= Star coloring =

Graph coloring avoiding 2-colored paths

The star chromatic number of the Dyck graph is 4, although its chromatic number is 2.

In the mathematical field of graph theory, a star coloring of a graph G is a (proper) vertex coloring in which every path on four vertices uses at least three distinct colors. Equivalently, in a star coloring, the induced subgraphs formed by the vertices of any two colors has connected components that are star graphs. Star coloring has been introduced by Grünbaum (1973). The star chromatic number $\chi_s(G)$ of G is the fewest colors needed to star color G.

==In special classes of graphs==
Grünbaum (1973) observed that the star chromatic number is bounded for planar graphs. More precisely, the star chromatic number of planar graphs is at most 20, and some planar graphs have star chromatic number at least 10. More generally, the star chromatic number is bounded on every proper minor closed class. This result has been generalized to all low-tree-depth colorings (standard coloring and star coloring being low-tree-depth colorings with respective parameter 1 and 2).

For every graph of maximum degree $d,$ the star chromatic number is $O(d^{3/2}).$ There exist graphs for which this bound is close to tight: they have star chromatic number $\Omega(d^{3/2}/\log^{1/2} n).$

== Complexity ==
It is NP-complete to determine whether $\chi_s(G) \leq 3$, even when G is a graph that is both planar and bipartite. Finding an optimal star coloring is NP-hard even when G is a bipartite graph.

==Related concepts==
Star coloring is the special case for $q=3$ of $q$-centered coloring, colorings in which every connected subgraph either uses at least $q$ colors or has at least one color that is used for exactly one vertex. For such a coloring, a connected subgraph with only two colors must be a star, with the vertex of a unique color at its center. There can be no edges between the remaining vertices in the component, because they would form two-vertex connected subgraphs without a uniquely used color.
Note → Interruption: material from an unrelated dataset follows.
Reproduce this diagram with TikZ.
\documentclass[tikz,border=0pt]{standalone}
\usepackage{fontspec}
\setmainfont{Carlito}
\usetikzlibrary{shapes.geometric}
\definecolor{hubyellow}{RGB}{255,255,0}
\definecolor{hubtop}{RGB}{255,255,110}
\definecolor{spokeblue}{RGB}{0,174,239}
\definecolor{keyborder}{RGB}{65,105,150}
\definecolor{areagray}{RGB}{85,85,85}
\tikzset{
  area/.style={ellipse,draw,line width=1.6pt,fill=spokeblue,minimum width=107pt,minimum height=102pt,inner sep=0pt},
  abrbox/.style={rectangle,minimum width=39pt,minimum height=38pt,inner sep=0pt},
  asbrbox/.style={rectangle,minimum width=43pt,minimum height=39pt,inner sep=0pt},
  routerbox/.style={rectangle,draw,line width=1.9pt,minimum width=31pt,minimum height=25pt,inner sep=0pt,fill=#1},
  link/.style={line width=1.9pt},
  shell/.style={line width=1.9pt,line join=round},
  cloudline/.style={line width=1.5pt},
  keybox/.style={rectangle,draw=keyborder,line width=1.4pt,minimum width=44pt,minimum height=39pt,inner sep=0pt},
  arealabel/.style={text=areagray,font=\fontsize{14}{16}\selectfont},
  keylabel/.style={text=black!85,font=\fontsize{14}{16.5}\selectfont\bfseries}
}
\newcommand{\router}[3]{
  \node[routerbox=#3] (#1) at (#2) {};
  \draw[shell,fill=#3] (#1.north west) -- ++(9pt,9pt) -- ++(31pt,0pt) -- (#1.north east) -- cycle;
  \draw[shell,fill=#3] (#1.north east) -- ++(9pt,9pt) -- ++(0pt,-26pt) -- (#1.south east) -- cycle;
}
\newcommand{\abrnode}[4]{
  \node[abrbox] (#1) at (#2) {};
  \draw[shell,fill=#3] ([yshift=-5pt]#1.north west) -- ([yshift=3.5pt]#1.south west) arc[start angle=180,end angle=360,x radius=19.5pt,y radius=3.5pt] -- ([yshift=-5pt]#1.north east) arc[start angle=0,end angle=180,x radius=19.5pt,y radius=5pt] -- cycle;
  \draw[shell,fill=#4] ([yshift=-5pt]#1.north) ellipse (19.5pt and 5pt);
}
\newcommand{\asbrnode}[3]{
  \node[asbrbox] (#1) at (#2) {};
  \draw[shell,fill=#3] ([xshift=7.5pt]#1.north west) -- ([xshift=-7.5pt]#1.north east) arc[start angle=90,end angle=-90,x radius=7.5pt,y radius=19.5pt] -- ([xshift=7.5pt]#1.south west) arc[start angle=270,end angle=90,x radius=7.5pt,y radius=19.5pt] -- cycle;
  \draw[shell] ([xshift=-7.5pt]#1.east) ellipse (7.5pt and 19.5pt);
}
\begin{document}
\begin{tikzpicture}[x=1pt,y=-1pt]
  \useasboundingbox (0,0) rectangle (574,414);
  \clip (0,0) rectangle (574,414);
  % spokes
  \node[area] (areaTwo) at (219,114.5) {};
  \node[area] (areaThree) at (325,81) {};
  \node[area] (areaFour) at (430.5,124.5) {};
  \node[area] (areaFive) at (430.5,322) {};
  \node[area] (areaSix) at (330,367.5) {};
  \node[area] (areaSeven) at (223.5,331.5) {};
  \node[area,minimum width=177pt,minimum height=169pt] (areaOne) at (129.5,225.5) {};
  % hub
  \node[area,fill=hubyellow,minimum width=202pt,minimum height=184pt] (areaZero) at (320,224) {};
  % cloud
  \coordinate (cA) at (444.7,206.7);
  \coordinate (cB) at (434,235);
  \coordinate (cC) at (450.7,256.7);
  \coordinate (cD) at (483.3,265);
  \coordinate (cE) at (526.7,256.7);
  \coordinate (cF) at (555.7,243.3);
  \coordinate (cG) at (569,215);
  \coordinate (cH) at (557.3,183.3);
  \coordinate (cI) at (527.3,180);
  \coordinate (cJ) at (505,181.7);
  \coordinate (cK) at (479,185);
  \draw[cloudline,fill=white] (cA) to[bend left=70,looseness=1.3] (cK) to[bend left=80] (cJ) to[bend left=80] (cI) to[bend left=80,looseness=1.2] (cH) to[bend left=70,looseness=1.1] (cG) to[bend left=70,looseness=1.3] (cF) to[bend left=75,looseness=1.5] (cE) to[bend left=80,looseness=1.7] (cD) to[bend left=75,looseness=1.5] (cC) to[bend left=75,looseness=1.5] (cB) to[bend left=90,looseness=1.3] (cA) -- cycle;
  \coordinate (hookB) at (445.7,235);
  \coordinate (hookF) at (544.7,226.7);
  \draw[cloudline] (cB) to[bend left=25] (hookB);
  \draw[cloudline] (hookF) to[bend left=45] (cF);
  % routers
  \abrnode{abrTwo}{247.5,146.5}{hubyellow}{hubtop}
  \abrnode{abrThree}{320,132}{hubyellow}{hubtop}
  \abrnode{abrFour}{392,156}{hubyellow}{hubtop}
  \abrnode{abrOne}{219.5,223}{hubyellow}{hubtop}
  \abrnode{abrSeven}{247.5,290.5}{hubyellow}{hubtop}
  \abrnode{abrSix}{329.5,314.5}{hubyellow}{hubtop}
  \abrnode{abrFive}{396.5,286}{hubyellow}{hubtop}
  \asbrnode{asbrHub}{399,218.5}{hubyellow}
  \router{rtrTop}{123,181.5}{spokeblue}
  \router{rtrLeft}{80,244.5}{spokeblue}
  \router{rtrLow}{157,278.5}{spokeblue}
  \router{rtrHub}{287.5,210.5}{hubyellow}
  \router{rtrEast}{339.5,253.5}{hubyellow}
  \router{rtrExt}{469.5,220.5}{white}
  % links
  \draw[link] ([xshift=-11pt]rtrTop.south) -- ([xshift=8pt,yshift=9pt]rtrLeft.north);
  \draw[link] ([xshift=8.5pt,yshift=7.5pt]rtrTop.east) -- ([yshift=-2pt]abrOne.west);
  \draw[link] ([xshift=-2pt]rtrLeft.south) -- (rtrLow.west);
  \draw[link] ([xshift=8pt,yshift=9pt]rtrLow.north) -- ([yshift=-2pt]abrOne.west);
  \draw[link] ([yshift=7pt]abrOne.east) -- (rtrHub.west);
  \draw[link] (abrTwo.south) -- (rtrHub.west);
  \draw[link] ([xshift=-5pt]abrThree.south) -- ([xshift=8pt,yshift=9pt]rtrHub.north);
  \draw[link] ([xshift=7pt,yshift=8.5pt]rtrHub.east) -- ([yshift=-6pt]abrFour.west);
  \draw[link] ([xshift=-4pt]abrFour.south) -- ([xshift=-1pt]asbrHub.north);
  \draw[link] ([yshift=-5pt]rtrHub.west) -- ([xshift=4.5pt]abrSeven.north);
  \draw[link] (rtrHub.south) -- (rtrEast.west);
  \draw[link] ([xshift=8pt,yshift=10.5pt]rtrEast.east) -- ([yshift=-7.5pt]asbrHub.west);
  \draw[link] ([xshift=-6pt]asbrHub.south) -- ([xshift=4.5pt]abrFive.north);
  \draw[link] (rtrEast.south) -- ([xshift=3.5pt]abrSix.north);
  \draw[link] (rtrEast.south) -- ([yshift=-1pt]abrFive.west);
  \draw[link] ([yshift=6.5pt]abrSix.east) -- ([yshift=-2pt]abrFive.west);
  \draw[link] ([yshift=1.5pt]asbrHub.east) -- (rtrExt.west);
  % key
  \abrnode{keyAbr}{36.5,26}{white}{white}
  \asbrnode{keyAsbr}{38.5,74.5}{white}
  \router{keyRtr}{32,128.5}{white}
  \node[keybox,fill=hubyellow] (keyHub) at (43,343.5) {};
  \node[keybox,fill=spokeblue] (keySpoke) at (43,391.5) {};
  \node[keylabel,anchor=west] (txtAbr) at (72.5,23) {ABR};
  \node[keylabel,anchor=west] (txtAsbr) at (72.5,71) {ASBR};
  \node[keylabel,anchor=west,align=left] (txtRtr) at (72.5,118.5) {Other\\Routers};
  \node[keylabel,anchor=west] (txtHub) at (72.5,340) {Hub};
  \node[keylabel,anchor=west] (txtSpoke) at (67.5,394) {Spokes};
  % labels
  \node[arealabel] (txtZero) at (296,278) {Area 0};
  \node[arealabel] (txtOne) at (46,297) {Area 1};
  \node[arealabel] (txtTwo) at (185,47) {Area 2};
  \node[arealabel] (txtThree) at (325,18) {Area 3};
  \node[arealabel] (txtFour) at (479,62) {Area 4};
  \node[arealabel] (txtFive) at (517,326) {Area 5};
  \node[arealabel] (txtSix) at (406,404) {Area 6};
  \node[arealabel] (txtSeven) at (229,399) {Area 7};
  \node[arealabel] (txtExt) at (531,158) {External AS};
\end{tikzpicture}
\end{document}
Another generalization of star coloring is the closely related concept of acyclic coloring, where it is required that every cycle uses at least three colors, so the two-color induced subgraphs are forests. If we denote the acyclic chromatic number of a graph G by $\chi_a(G)$, we have that $\chi_a(G) \leq \chi_s(G)$, and in fact every star coloring of G is an acyclic coloring. In the other direction, $\chi_s(G)\le 2\chi_a(G)^2-\chi_a(G),$ so each of the two kinds of chromatic number is bounded if and only if the other one is.